Consequently we can tell if the solution is in the left half, or in the right half.
Now repeat until we consider the solution to be accurate enough.

I may not have been clear - the value of F(T) is can be between 1.04 and 1.4... does your solution apply to that? If so I presume I replace F(T), w, W, F, C, D, P, etc with the known values and then trial values between 1.04 and 1.4 as g(T) until we get a Value for T that appears accurate enough?

Thank you for your kind help so far... I appreciate it.

 

[I like Serena]

I may not have been clear - the value of F(T) is can be between 1.04 and 1.4... does your solution apply to that? If so I presume I replace F(T), w, W, F, C, D, P, etc with the known values and then trial values between 1.04 and 1.4 as g(T) until we get a Value for T that appears accurate enough?

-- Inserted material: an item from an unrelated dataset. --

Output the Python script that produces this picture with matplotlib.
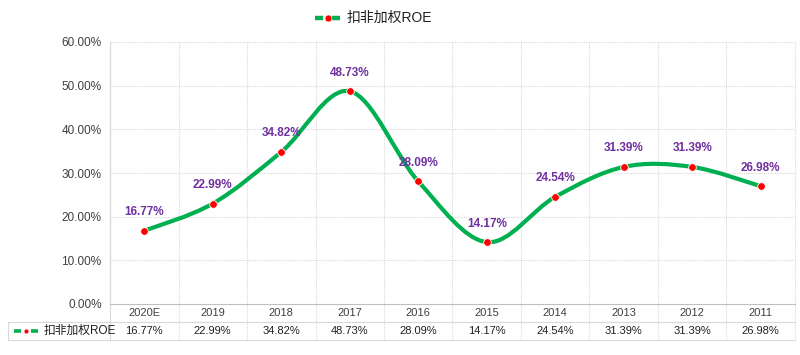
import matplotlib.pyplot as plt
from matplotlib.path import Path
from matplotlib.patches import PathPatch
from matplotlib.lines import Line2D

plt.rcParams['font.family'] = ['Liberation Sans', 'Noto Sans CJK SC', 'DejaVu Sans']

years = ["2020E", "2019", "2018", "2017", "2016", "2015", "2014", "2013", "2012", "2011"]
roe = [16.77, 22.99, 34.82, 48.73, 28.09, 14.17, 24.54, 31.39, 31.39, 26.98]
series_name = "扣非加权ROE"
yticks = [0, 10, 20, 30, 40, 50, 60]

GREEN = "#00B050"
RED = "#FF0000"
PURPLE = "#7030A0"
GRID = "#D9D9D9"

fig = plt.figure(figsize=(8, 3.55), dpi=100)
ax = fig.add_axes([110 / 800, 1 - 304 / 355, 685 / 800, 262 / 355])

n = len(years)
xs = list(range(n))

# smoothed line (Excel style bezier)
verts = [(xs[0], roe[0])]
codes = [Path.MOVETO]
for i in range(n - 1):
    p0 = (xs[max(i - 1, 0)], roe[max(i - 1, 0)])
    p1 = (xs[i], roe[i])
    p2 = (xs[i + 1], roe[i + 1])
    p3 = (xs[min(i + 2, n - 1)], roe[min(i + 2, n - 1)])
    c1 = (p1[0] + (p2[0] - p0[0]) / 6, p1[1] + (p2[1] - p0[1]) / 6)
    c2 = (p2[0] - (p3[0] - p1[0]) / 6, p2[1] - (p3[1] - p1[1]) / 6)
    verts += [c1, c2, p2]
    codes += [Path.CURVE4] * 3
ax.add_patch(PathPatch(Path(verts, codes), fill=False, edgecolor=GREEN, lw=3, zorder=3))
ax.plot(xs, roe, "o", color=RED, markersize=5.5, markeredgecolor="white",
        markeredgewidth=0.6, zorder=4)

for x, v in zip(xs, roe):
    ax.annotate(f"{v:.2f}%", (x, v), xytext=(0, 9), textcoords="offset points",
                ha="center", va="bottom", color=PURPLE, fontsize=8.5, fontweight="bold")

ax.set_xlim(-0.5, n - 0.5)
ax.set_ylim(0, 60)
ax.set_yticks(yticks)
ax.set_yticklabels([f"{t:.2f}%" for t in yticks], fontsize=8.5, color="#404040")
ax.set_xticks([])
ax.tick_params(axis="y", length=0, pad=6)
for y in yticks[1:]:
    ax.axhline(y, color=GRID, lw=0.8, ls=(0, (1, 1)), zorder=1)
for s in ["top", "right"]:
    ax.spines[s].set_visible(False)
ax.spines["left"].set_color(GRID)
ax.spines["bottom"].set_color("#BFBFBF")

# category boundaries extended through the table
tr = ax.get_xaxis_transform()
row1 = -18 / 262
row2 = -36 / 262
for i in range(n + 1):
    ls = "-" if i == 0 else (0, (1, 1))
    ax.plot([i - 0.5, i - 0.5], [1, row2], color=GRID, lw=0.8, ls=ls,
            transform=tr, clip_on=False, zorder=1)
ax.plot([-0.5, n - 0.5], [row1, row1], color=GRID, lw=0.8, transform=tr, clip_on=False)
ax.plot([-0.5, n - 0.5], [row2, row2], color=GRID, lw=0.8, transform=tr, clip_on=False)
fig.add_artist(Line2D([8 / 800, 110 / 800], [1 - 322 / 355] * 2, color=GRID, lw=0.8))
fig.add_artist(Line2D([8 / 800, 110 / 800], [1 - 340 / 355] * 2, color=GRID, lw=0.8))
fig.add_artist(Line2D([8 / 800, 8 / 800], [1 - 322 / 355, 1 - 340 / 355], color=GRID, lw=0.8))

for x, yr, v in zip(xs, years, roe):
    ax.text(x, (0 + row1) / 2, yr, transform=tr, ha="center", va="center", fontsize=8, color="#404040")
    ax.text(x, (row1 + row2) / 2, f"{v:.2f}%", transform=tr, ha="center", va="center",
            fontsize=8, color="#202020")


def legend_key(x0, yc, w_dash, gap, lw, dot):
    # green dash, red dot, green dash (pixel units)
    y = 1 - yc / 355
    fig.add_artist(Line2D([x0 / 800, (x0 + w_dash) / 800], [y, y], color=GREEN, lw=lw,
                          solid_capstyle="butt"))
    x2 = x0 + w_dash + 2 * gap
    fig.add_artist(Line2D([x2 / 800, (x2 + w_dash) / 800], [y, y], color=GREEN, lw=lw,
                          solid_capstyle="butt"))
    fig.add_artist(Line2D([(x0 + w_dash + gap) / 800], [y], color=RED, marker="o",
                          markersize=dot, markeredgecolor="white", markeredgewidth=0.4, lw=0))


# legend key inside table
legend_key(14, 331, 7, 5, 2.6, 3.5)
fig.text(44 / 800, 1 - 331 / 355, series_name, ha="left", va="center", fontsize=8.5, color="#202020")

# top legend
legend_key(315, 18, 8, 4.5, 3.2, 5)
fig.text(347 / 800, 1 - 18 / 355, series_name, ha="left", va="center", fontsize=10, color="#202020")

fig.savefig("out.png", dpi=100, facecolor="white")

Thank you for your kind help so far... I appreciate it.

Ah okay.
Yes, my solution still applies.
But it does mean that we need to start with a different lower boundary and upper boundary for T.
If T is a time then an obvious choice for the lower boundary is T_low = 0.
And we need an upper boundary T_high such that g(T_high) has an opposite sign with respect to g(T_low), so that we can be sure that the solution will be in between.
From there we can apply bisection.

 

[Theia]

I may not have been clear - the value of F(T) is can be between 1.04 and 1.4... does your solution apply to that? If so I presume I replace F(T), w, W, F, C, D, P, etc with the known values and then trial values between 1.04 and 1.4 as g(T) until we get a Value for T that appears accurate enough?

A side note: It may be quite hard work to do only by hand and simple calculator. Maybe you could create an Excel/Calc sheet or even better, a computer program to reduce your work and avoid computation errors.

 

[CallmeSam]

A side note: It may be quite hard work to do only by hand and simple calculator. Maybe you could create an Excel/Calc sheet or even better, a computer program to reduce your work and avoid computation errors.

Unfortunately being able to create even the simplest computer program is beyond me

However I will look at using Calc sheet... though it may take a while. Many Thanks.